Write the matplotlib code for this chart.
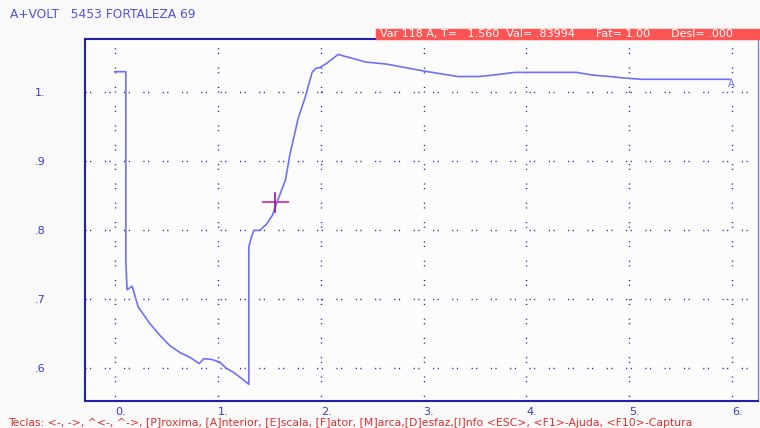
import matplotlib

matplotlib.use("Agg")
import matplotlib.pyplot as plt

# curve (time, value)
t = [0.0, 0.107, 0.107, 0.119, 0.168, 0.227, 0.340, 0.437, 0.534, 0.632, 0.729,
     0.820, 0.865, 0.940, 1.020, 1.085, 1.166, 1.302, 1.302, 1.328, 1.351, 1.409,
     1.474, 1.532, 1.571, 1.658, 1.700, 1.781, 1.852, 1.917, 1.953, 1.992, 2.057,
     2.170, 2.218, 2.440, 2.640, 3.003, 3.207, 3.336, 3.547, 3.725, 3.887, 4.487,
     4.648, 4.810, 4.940, 5.118, 5.977]
v = [1.029, 1.029, 0.754, 0.713, 0.718, 0.688, 0.664, 0.647, 0.632, 0.622, 0.615,
     0.606, 0.613, 0.612, 0.608, 0.599, 0.592, 0.576, 0.775, 0.790, 0.799, 0.799,
     0.808, 0.821, 0.838, 0.872, 0.908, 0.961, 0.993, 1.028, 1.034, 1.035, 1.041,
     1.054, 1.052, 1.043, 1.040, 1.030, 1.025, 1.022, 1.022, 1.025, 1.028, 1.028,
     1.024, 1.022, 1.020, 1.018, 1.018]

x_ticks = [0, 1, 2, 3, 4, 5, 6]
x_labels = ["0.", "1.", "2.", "3.", "4.", "5.", "6."]
y_ticks = [0.6, 0.7, 0.8, 0.9, 1.0]
y_labels = [".6", ".7", ".8", ".9", "1."]

cursor_t = 1.560
cursor_v = 0.83994

BLUE = "#3a3ac8"
LINE = "#7070f6"
RED = "#ff5454"

fig = plt.figure(figsize=(7.6, 4.28), dpi=100, facecolor="#f9f9f9")
ax = fig.add_axes([85 / 760, 1 - 401 / 428, 673 / 760, 362 / 428])
ax.set_facecolor("#fcfcfc")
ax.set_xlim(-0.29, 6.25)
ax.set_ylim(0.5517, 1.0764)

# dotted-pair grid like the DOS screen
grid_ls = (0, (0.8, 2.5, 0.8, 9.8))
for xt in x_ticks:
    ax.axvline(xt, color="#1a1a9a", lw=1.0, ls=grid_ls, zorder=1)
for yt in y_ticks:
    ax.axhline(yt, color="#1a1a9a", lw=1.0, ls=grid_ls, zorder=1)

ax.plot(t, v, color=LINE, lw=1.2, zorder=3)

# cursor cross
dx, dy = 0.12, 0.0138
ax.plot([cursor_t - dx, cursor_t + dx], [cursor_v, cursor_v], color="#c050c0", lw=1.5, zorder=4)
ax.plot([cursor_t, cursor_t], [cursor_v - dy, cursor_v + dy], color="#a0109a", lw=1.2, zorder=4)

ax.text(t[-1] + 0.01, v[-1], "A", color=LINE, fontsize=7, ha="center", va="top")

ax.set_xticks(x_ticks)
ax.set_xticklabels(x_labels, ha="left")
ax.set_yticks(y_ticks)
ax.set_yticklabels(y_labels, ha="left")
ax.tick_params(axis="both", length=0, colors=BLUE, labelsize=8)
ax.tick_params(axis="x", pad=4)
ax.tick_params(axis="y", pad=36)

for side in ["left", "top", "bottom"]:
    ax.spines[side].set_color("#2020a8")
    ax.spines[side].set_linewidth(1.5)
ax.spines["right"].set_color("#8080e0")
ax.spines["right"].set_linewidth(1.0)

fig.text(10 / 760, 1 - 14 / 428, "A+VOLT   5453 FORTALEZA 69", color="#5252e0",
         fontsize=8.8, va="center")

# red status bar
fig.patches.append(plt.Rectangle((376 / 760, 1 - 39 / 428), 384 / 760, 10 / 428,
                                 transform=fig.transFigure, color=RED, zorder=0))
fig.text(380 / 760, 1 - 34.5 / 428,
         f"Var 118 A, T=   {cursor_t:.3f}  Val= .{round(cursor_v * 1e5):05d}"
         "      Fat= 1.00      Desl= .000",
         color="white", fontsize=8, va="center")

fig.text(8 / 760, 1 - 423 / 428,
         "Teclas: <-, ->, ^<-, ^->, [P]roxima, [A]nterior, [E]scala, [F]ator, "
         "[M]arca,[D]esfaz,[I]nfo <ESC>, <F1>-Ajuda, <F10>-Captura",
         color="#e03030", fontsize=7.8, va="center")

fig.savefig("out.png", dpi=100, facecolor=fig.get_facecolor())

------

▶ [Work required] In the material above, show every line where the word "matplotlib" turns up.

▶ [Exercise solution]
Write the matplotlib code for this chart.
import matplotlib
matplotlib.use("Agg")
import matplotlib.pyplot as plt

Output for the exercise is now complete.